The Celebration of Bookselling luncheon at BEA on Thursday was a mix of excitement, gratitude and a call to arms. There was an almost universal thanks for indies and what we do. Richard Peck summed it up best by saying, “Every journey begins in the bookstore.” He didn’t say the journey began online, or at a chain store. He remembered his childhood store and thanked them. Every journey begins with a book, and James Patterson created the call to the arms to keep all the indies.
What I love about these lunches is seeing so many authors in one place and hearing from them. So often, there is a division between the children’s books and the adult books, that we don’t always mingle for big meals. To hear the range of authors almost all universally sing the praises of indies and their meaning to their career is always gratifying.
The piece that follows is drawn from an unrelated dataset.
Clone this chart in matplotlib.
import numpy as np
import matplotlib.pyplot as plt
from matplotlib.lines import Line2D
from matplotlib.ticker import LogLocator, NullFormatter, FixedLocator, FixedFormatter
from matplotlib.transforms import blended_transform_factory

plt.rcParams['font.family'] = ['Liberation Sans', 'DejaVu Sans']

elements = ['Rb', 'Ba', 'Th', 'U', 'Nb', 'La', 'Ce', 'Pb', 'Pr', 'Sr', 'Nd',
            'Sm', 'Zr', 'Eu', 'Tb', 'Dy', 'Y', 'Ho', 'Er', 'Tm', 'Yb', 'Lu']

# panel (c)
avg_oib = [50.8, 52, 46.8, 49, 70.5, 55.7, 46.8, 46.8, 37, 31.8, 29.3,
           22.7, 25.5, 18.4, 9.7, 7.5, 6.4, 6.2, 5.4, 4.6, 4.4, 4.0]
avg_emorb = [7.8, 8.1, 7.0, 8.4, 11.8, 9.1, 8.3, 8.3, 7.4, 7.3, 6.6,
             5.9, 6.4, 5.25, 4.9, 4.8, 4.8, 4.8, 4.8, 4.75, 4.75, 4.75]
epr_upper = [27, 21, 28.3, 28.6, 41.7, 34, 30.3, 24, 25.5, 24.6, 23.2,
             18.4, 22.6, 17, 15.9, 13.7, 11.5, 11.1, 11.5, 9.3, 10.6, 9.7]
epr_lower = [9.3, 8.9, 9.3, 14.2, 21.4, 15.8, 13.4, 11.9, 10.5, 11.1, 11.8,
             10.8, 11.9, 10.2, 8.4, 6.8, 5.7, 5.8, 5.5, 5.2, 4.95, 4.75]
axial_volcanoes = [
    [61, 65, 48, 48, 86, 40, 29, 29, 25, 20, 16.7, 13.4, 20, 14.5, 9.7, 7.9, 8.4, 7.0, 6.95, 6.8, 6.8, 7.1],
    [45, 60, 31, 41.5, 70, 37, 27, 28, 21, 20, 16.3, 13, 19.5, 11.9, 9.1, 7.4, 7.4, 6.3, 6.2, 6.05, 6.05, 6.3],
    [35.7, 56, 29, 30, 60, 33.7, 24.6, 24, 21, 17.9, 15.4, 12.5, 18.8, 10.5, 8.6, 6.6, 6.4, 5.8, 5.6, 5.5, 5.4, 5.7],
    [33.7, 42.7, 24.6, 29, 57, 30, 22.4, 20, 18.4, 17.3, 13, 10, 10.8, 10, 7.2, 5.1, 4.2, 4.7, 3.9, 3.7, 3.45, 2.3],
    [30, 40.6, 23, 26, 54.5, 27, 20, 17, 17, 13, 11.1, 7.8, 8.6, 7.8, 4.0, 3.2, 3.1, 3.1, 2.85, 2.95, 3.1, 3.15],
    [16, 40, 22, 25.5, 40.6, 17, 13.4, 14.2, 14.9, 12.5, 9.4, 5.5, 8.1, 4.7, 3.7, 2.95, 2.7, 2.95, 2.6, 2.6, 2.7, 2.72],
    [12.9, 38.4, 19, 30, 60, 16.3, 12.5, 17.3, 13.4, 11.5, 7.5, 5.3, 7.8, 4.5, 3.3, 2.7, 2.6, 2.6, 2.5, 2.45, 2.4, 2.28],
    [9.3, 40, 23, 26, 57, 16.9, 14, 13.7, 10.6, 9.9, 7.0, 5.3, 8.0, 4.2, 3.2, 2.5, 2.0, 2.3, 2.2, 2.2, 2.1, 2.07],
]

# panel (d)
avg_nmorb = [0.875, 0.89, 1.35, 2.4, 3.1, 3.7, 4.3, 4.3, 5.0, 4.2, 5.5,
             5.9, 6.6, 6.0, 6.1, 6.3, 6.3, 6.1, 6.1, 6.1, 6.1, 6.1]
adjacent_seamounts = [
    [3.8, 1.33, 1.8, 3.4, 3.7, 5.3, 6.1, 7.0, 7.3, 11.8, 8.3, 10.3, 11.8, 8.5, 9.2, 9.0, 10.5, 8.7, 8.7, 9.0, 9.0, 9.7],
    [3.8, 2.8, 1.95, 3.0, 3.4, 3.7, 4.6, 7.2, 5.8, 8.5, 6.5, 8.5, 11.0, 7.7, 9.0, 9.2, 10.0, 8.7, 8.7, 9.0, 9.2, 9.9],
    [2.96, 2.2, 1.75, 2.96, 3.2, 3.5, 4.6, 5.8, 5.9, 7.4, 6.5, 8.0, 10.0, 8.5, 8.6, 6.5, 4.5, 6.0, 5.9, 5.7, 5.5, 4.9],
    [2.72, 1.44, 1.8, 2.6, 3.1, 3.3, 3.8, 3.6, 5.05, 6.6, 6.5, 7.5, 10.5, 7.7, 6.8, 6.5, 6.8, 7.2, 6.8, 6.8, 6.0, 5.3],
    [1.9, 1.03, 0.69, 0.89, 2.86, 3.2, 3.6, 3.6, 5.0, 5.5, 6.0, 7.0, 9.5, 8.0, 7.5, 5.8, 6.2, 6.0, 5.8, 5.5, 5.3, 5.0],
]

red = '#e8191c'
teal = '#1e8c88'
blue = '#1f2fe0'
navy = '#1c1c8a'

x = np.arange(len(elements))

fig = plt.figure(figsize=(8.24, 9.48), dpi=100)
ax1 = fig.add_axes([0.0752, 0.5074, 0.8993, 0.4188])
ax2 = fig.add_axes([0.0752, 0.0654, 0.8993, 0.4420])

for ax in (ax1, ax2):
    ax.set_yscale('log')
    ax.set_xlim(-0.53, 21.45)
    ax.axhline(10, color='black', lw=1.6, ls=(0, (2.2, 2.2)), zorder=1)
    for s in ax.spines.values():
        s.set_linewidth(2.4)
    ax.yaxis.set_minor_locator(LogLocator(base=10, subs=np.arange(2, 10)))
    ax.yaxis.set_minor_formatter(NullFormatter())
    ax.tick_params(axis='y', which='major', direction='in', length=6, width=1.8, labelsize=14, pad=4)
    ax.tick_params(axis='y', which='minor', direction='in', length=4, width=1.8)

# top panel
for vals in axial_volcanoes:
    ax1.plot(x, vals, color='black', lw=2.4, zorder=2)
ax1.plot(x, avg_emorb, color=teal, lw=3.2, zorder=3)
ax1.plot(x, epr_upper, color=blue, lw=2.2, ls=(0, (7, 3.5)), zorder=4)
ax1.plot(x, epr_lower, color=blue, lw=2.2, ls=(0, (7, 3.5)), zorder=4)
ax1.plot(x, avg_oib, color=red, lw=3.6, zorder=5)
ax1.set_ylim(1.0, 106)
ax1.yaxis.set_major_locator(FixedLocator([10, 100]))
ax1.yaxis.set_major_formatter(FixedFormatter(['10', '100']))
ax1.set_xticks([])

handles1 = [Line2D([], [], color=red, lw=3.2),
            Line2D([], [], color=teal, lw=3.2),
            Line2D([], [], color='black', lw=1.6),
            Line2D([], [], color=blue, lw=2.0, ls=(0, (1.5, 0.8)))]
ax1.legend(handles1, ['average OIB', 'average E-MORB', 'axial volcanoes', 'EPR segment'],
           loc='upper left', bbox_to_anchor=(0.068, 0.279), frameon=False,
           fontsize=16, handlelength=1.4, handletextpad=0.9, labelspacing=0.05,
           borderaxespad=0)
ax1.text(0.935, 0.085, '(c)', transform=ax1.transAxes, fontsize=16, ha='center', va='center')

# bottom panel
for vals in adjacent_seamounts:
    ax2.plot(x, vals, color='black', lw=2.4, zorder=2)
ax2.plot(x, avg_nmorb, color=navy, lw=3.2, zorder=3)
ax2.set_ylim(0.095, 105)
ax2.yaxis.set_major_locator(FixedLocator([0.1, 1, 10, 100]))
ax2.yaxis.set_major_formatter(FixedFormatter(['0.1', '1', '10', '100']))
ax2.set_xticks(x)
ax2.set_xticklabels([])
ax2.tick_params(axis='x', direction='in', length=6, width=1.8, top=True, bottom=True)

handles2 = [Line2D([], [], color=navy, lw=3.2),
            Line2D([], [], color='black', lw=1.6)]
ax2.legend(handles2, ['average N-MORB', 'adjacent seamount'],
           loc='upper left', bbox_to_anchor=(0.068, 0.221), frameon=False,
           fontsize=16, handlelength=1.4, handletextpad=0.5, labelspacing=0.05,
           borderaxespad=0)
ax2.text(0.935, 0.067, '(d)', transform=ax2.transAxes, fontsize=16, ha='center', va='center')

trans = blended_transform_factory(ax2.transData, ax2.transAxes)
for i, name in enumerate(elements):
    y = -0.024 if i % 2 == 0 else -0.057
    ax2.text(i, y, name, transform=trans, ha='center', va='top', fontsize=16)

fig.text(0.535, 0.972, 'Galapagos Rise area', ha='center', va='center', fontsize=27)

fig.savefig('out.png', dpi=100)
Jesmyn Ward, I think, put it best: “Thank you for being family.” I sometimes forget that authors, no matter what level of fame they’ve achieved, are still people who get nervous, who doubt and who need support. And to be an independent bookstore staffer, we can find ourselves having profound effects on the lives of writers and illustrators at varying stages of their careers. When they are young readers, we talk to them about books, we encourage them to try new things and, if we are lucky enough to be a long-standing store, we see some of them come in with their own books. Maggie Stiefvater recounted a memory of going to her local store when her first book was published and the bookstore staffer held the door open for her so she could leave with her stack of books and her three-year-old. The symbolism of this is obvious: indies open doors for authors and the books we love.
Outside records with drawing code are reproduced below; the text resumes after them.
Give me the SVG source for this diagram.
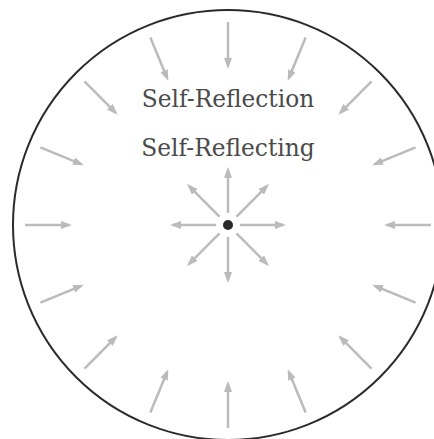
<svg xmlns="http://www.w3.org/2000/svg" width="434" height="439" viewBox="0 0 434 439">
<style>
.ar{stroke:#bbbbbb;stroke-width:2.5;fill:none;marker-end:url(#ah)}
.lbl{font-family:"DejaVu Serif","Liberation Serif",serif;font-size:23.3px;fill:#4a4a4a;text-anchor:middle}
</style>
<defs>
<marker id="ah" markerUnits="userSpaceOnUse" markerWidth="11" markerHeight="8" refX="8" refY="4" orient="auto">
<path d="M0,0 L11,4 L0,8 z" fill="#bbbbbb"/>
</marker>
</defs>
<rect width="434" height="439" fill="#ffffff"/>
<g id="boundary">
<circle cx="228" cy="225" r="215" fill="none" stroke="#2b2b2b" stroke-width="2"/>
</g>
<g id="labels">
<text class="lbl" x="228" y="107">Self-Reflection</text>
<text class="lbl" x="228" y="156">Self-Reflecting</text>
</g>
<g id="center">
<circle cx="228" cy="225" r="5" fill="#2b2b2b"/>
</g>
<g id="connectors">
<line class="ar" x1="431" y1="225" x2="387" y2="225"/>
<line class="ar" x1="415.55" y1="302.68" x2="374.9" y2="285.85"/>
<line class="ar" x1="371.54" y1="368.54" x2="340.43" y2="337.43"/>
<line class="ar" x1="305.68" y1="412.55" x2="288.85" y2="371.9"/>
<line class="ar" x1="228" y1="428" x2="228" y2="384"/>
<line class="ar" x1="150.32" y1="412.55" x2="167.15" y2="371.9"/>
<line class="ar" x1="84.46" y1="368.54" x2="115.57" y2="337.43"/>
<line class="ar" x1="40.45" y1="302.68" x2="81.1" y2="285.85"/>
<line class="ar" x1="25" y1="225" x2="69" y2="225"/>
<line class="ar" x1="40.45" y1="147.32" x2="81.1" y2="164.15"/>
<line class="ar" x1="84.46" y1="81.46" x2="115.57" y2="112.57"/>
<line class="ar" x1="150.32" y1="37.45" x2="167.15" y2="78.1"/>
<line class="ar" x1="228" y1="22" x2="228" y2="66"/>
<line class="ar" x1="305.68" y1="37.45" x2="288.85" y2="78.1"/>
<line class="ar" x1="371.54" y1="81.46" x2="340.43" y2="112.57"/>
<line class="ar" x1="415.55" y1="147.32" x2="374.9" y2="164.15"/>
<line class="ar" x1="240" y1="225" x2="283" y2="225"/>
<line class="ar" x1="236.49" y1="233.49" x2="266.9" y2="263.9"/>
<line class="ar" x1="228" y1="237" x2="228" y2="280"/>
<line class="ar" x1="219.51" y1="233.49" x2="189.1" y2="263.9"/>
<line class="ar" x1="216" y1="225" x2="173" y2="225"/>
<line class="ar" x1="219.51" y1="216.51" x2="189.1" y2="186.1"/>
<line class="ar" x1="228" y1="213" x2="228" y2="170"/>
<line class="ar" x1="236.49" y1="216.51" x2="266.9" y2="186.1"/>
</g>
</svg>
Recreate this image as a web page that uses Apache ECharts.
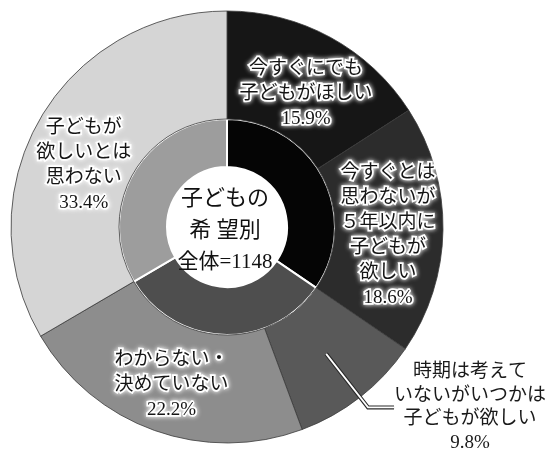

Every speaker shared an anecdote about their local store, save for Kate DiCamillo whose speech was an homage to E.B. White. Always funny, she summed up writing and owning a bookstore pretty well; “as long as you love, it will be okay.” Truer words were never spoken. Tom Nissley, who once came to BEA with an Amazon badge, is now two weeks away from opening his own independent bookstore in Washington state. Talk about walking the walk.
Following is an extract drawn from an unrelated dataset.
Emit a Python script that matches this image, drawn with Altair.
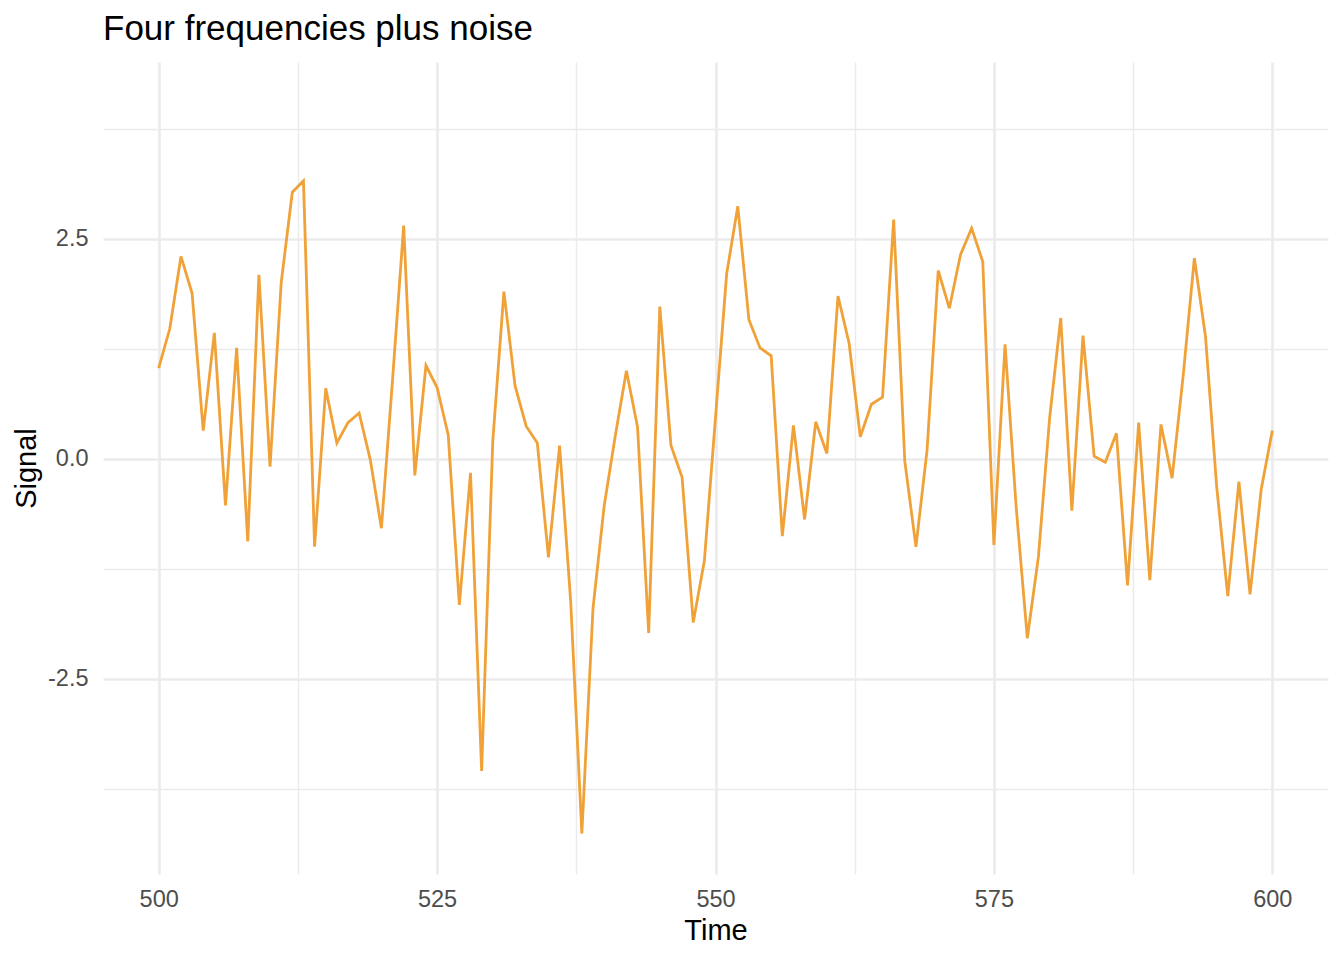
import altair as alt
import pandas as pd

time = list(range(500, 601))
signal = [
    1.03, 1.48, 2.30, 1.88, 0.32, 1.43, -0.53, 1.26, -0.94, 2.09,
    -0.09, 2.00, 3.03, 3.16, -1.00, 0.80, 0.18, 0.41, 0.52, -0.01,
    -0.79, 0.90, 2.65, -0.19, 1.06, 0.81, 0.27, -1.66, -0.16, -3.55,
    0.20, 1.90, 0.83, 0.37, 0.18, -1.12, 0.15, -1.63, -4.26, -1.70,
    -0.54, 0.26, 1.00, 0.36, -1.98, 1.73, 0.15, -0.21, -1.86, -1.16,
    0.47, 2.10, 2.87, 1.58, 1.26, 1.17, -0.88, 0.38, -0.69, 0.42,
    0.06, 1.85, 1.31, 0.25, 0.62, 0.70, 2.72, -0.03, -1.00, 0.10,
    2.14, 1.71, 2.32, 2.62, 2.24, -0.98, 1.30, -0.55, -2.04, -1.11,
    0.46, 1.60, -0.59, 1.40, 0.03, -0.04, 0.29, -1.44, 0.41, -1.38,
    0.39, -0.22, 0.95, 2.28, 1.39, -0.31, -1.56, -0.26, -1.54, -0.35,
    0.32,
]
x_grid = [500, 512.5, 525, 537.5, 550, 562.5, 575, 587.5, 600]
y_grid = [-3.75, -2.5, -1.25, 0, 1.25, 2.5, 3.75]

df = pd.DataFrame({"time": time, "signal": signal})

FONT = "Liberation Sans"
GRID = "#EBEBEB"

x_axis = alt.Axis(
    values=x_grid,
    title="Time",
    grid=True,
    gridColor=GRID,
    gridWidth={"expr": "datum.value % 25 == 0 ? 2.7 : 1.4"},
    labelExpr="datum.value % 25 == 0 ? format(datum.value, 'd') : ''",
    domain=False,
    ticks=False,
    labelPadding=13,
    labelFontSize=23.5,
    labelColor="#4D4D4D",
    labelFont=FONT,
    titleFont=FONT,
    titleFontSize=29,
    titleFontWeight="normal",
    titleColor="black",
    titlePadding=6,
)
y_axis = alt.Axis(
    values=y_grid,
    title="Signal",
    grid=True,
    gridColor=GRID,
    gridWidth={"expr": "datum.value % 2.5 == 0 ? 2.7 : 1.4"},
    labelExpr="datum.value % 2.5 == 0 ? replace(format(datum.value, '.1f'), '\u2212', '-') : ''",
    domain=False,
    ticks=False,
    labelPadding=15,
    labelFontSize=23.5,
    labelColor="#4D4D4D",
    labelFont=FONT,
    titleFont=FONT,
    titleFontSize=29,
    titleFontWeight="normal",
    titleColor="black",
    titlePadding=6,
)

chart = (
    alt.Chart(df)
    .mark_line(color="#F0A238", strokeWidth=2.8)
    .encode(
        x=alt.X("time:Q", scale=alt.Scale(domain=[495, 605], nice=False, zero=False), axis=x_axis),
        y=alt.Y("signal:Q", scale=alt.Scale(domain=[-4.72, 4.51], nice=False, zero=False), axis=y_axis),
    )
    .properties(
        width=1225,
        height=812,
        background="white",
        title=alt.TitleParams(
            "Four frequencies plus noise",
            anchor="start",
            frame="group",
            font=FONT,
            fontSize=35,
            fontWeight="normal",
            color="black",
            baseline="alphabetic",
            offset=21,
            dy=34,
        ),
        padding={"left": 95, "top": 54, "right": 8, "bottom": 78},
        autosize=alt.AutoSizeParams(type="none"),
    )
    .configure_view(stroke=None)
)

chart.save("out.html", embed_options={"renderer": "svg", "actions": False})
James Patterson, who has rightly become the darling of indies for putting his money where his mouth is by giving away one million dollars to independent bookstores, received a standing ovation when he walked in. In his acceptance speech he addressed the elephant in the room: Amazon. He pulled no punches in suggesting that ABA start working harder to stop Amazon’s desire to have a monopoly on bookselling, publishing and book buying. He dared to say things that we all think: when is someone going to do something? He suggested that the future of literature and the part it plays in our culture is in danger and when will we as a group get the word out that the fewer publishers there are, the fewer books will be published. He said the lower the profit margin for publishers means that fewer risky, literary books will reach the shelves. We need to get going with this and get in the press, both large and small publications, to educate consumers and to get others involved. Yes, it’s great to order online, but at what cost? Who outside of the publishing world understands the complexity of what’s happening with the Hachette – Amazon tussle? “We must latch onto this issue with vigor, passion and urgency,” Patterson said.
I was lucky enough to get a chance to speak with him briefly after the lunch. it’s not every day I say to a bestselling author: “Thank you for having the balls to say what we’re all thinking.” Thankfully he smiled and said I was the second person to say that to him that day. I hope we all keep being galvanized and continue to realize that all journeys need to begin in the bookstore.